- _WHAT YOU WILL DO_
Please output the data below exactly as given, starting at its first line and stopping after the line that contains "rowH * 6]);".

== WORKING DATA ==

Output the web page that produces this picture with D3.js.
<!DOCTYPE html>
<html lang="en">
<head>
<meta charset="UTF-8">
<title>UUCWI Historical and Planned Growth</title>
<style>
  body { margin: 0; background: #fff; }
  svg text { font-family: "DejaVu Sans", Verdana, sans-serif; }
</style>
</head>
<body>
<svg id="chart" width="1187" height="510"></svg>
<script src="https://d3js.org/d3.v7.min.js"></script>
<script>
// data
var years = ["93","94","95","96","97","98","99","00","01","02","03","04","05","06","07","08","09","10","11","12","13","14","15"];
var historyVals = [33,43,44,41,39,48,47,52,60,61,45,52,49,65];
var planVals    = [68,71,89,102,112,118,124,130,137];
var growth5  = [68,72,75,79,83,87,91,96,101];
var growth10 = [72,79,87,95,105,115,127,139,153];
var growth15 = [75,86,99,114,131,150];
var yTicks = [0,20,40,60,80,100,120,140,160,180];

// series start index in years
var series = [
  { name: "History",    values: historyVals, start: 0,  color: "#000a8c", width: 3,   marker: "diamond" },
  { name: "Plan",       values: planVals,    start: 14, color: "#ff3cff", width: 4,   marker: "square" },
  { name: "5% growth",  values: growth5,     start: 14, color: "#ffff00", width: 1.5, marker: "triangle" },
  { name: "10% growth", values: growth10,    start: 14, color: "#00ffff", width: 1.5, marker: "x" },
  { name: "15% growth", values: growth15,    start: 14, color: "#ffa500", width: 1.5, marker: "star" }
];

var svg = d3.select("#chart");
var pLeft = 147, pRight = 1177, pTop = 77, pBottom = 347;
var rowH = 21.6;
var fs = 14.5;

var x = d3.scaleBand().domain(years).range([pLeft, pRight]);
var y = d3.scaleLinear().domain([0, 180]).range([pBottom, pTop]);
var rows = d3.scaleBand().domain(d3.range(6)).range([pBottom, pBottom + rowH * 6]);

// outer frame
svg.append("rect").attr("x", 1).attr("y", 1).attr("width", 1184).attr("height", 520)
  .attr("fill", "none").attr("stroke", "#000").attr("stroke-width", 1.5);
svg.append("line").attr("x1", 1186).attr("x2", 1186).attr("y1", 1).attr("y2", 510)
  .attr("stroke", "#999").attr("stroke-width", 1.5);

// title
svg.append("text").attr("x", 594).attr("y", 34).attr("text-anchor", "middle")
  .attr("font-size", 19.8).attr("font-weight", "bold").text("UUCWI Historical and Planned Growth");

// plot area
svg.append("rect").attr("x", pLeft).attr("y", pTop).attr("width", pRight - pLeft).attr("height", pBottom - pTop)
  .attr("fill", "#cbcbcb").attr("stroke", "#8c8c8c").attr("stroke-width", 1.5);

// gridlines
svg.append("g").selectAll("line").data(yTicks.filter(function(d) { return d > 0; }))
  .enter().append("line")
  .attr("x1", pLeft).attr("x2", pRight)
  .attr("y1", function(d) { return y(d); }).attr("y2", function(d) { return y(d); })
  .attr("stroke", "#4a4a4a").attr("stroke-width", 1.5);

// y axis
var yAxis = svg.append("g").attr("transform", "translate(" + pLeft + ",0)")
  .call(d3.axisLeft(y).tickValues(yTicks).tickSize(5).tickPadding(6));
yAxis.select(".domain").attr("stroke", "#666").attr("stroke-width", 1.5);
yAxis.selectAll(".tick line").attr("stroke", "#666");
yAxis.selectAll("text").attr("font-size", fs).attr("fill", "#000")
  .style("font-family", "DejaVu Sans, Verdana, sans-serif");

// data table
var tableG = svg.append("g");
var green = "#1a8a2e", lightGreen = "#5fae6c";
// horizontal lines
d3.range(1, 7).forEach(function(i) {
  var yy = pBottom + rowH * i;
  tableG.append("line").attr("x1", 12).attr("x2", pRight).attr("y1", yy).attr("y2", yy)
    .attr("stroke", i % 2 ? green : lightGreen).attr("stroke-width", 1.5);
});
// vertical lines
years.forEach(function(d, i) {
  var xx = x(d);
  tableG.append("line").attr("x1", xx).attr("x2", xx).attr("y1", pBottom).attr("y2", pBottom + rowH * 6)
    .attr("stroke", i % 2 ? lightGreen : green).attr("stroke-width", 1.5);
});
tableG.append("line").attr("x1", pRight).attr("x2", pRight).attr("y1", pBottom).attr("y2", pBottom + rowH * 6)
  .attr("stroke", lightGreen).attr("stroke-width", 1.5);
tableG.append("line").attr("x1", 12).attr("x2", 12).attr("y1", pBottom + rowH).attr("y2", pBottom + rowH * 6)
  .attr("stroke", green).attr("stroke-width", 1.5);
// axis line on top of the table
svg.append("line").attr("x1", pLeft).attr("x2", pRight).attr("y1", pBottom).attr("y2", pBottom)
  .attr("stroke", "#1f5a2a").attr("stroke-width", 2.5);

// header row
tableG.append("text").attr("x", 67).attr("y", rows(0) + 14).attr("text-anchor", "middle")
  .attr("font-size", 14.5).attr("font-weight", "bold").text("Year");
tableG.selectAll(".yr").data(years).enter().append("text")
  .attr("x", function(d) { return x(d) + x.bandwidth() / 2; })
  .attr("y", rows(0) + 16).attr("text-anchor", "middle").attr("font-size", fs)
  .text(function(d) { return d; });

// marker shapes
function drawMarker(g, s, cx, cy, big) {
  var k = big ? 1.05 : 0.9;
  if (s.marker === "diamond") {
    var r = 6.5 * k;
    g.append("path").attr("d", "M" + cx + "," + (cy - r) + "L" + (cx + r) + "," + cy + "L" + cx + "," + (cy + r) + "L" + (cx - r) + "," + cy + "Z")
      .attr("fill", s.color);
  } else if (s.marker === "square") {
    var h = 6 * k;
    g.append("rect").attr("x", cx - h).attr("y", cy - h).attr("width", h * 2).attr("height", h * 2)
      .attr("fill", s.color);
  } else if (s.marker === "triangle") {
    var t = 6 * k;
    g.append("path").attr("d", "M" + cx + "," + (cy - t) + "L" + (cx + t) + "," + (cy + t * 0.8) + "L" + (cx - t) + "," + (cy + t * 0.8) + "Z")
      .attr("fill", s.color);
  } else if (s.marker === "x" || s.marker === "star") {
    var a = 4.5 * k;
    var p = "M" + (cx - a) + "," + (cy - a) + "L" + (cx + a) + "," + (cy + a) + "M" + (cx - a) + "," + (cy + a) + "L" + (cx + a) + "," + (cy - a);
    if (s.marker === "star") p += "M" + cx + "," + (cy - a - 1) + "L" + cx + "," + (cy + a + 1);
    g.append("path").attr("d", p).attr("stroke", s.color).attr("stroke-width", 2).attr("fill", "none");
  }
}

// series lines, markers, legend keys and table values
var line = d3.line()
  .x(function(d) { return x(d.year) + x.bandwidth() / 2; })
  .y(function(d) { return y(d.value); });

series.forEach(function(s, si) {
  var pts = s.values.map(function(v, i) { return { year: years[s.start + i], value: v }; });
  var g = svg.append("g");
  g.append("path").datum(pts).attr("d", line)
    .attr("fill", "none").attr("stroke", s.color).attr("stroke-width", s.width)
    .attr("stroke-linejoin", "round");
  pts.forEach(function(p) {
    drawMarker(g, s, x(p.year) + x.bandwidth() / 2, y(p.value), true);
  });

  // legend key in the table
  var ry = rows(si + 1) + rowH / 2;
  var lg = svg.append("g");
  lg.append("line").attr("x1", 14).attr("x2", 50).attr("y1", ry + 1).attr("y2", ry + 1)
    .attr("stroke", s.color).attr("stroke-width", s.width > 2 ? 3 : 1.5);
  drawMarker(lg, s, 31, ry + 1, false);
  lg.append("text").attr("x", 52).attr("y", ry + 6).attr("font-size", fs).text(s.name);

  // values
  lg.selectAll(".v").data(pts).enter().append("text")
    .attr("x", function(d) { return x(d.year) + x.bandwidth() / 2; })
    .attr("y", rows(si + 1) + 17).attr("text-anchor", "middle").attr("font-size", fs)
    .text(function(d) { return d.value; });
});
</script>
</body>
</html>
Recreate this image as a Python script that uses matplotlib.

===

- _WRITTEN ANSWER_
Output the web page that produces this picture with D3.js.
<!DOCTYPE html>
<html lang="en">
<head>
<meta charset="UTF-8">
<title>UUCWI Historical and Planned Growth</title>
<style>
  body { margin: 0; background: #fff; }
  svg text { font-family: "DejaVu Sans", Verdana, sans-serif; }
</style>
</head>
<body>
<svg id="chart" width="1187" height="510"></svg>
<script src="https://d3js.org/d3.v7.min.js"></script>
<script>
// data
var years = ["93","94","95","96","97","98","99","00","01","02","03","04","05","06","07","08","09","10","11","12","13","14","15"];
var historyVals = [33,43,44,41,39,48,47,52,60,61,45,52,49,65];
var planVals    = [68,71,89,102,112,118,124,130,137];
var growth5  = [68,72,75,79,83,87,91,96,101];
var growth10 = [72,79,87,95,105,115,127,139,153];
var growth15 = [75,86,99,114,131,150];
var yTicks = [0,20,40,60,80,100,120,140,160,180];

// series start index in years
var series = [
  { name: "History",    values: historyVals, start: 0,  color: "#000a8c", width: 3,   marker: "diamond" },
  { name: "Plan",       values: planVals,    start: 14, color: "#ff3cff", width: 4,   marker: "square" },
  { name: "5% growth",  values: growth5,     start: 14, color: "#ffff00", width: 1.5, marker: "triangle" },
  { name: "10% growth", values: growth10,    start: 14, color: "#00ffff", width: 1.5, marker: "x" },
  { name: "15% growth", values: growth15,    start: 14, color: "#ffa500", width: 1.5, marker: "star" }
];

var svg = d3.select("#chart");
var pLeft = 147, pRight = 1177, pTop = 77, pBottom = 347;
var rowH = 21.6;
var fs = 14.5;

var x = d3.scaleBand().domain(years).range([pLeft, pRight]);
var y = d3.scaleLinear().domain([0, 180]).range([pBottom, pTop]);
var rows = d3.scaleBand().domain(d3.range(6)).range([pBottom, pBottom + rowH * 6]);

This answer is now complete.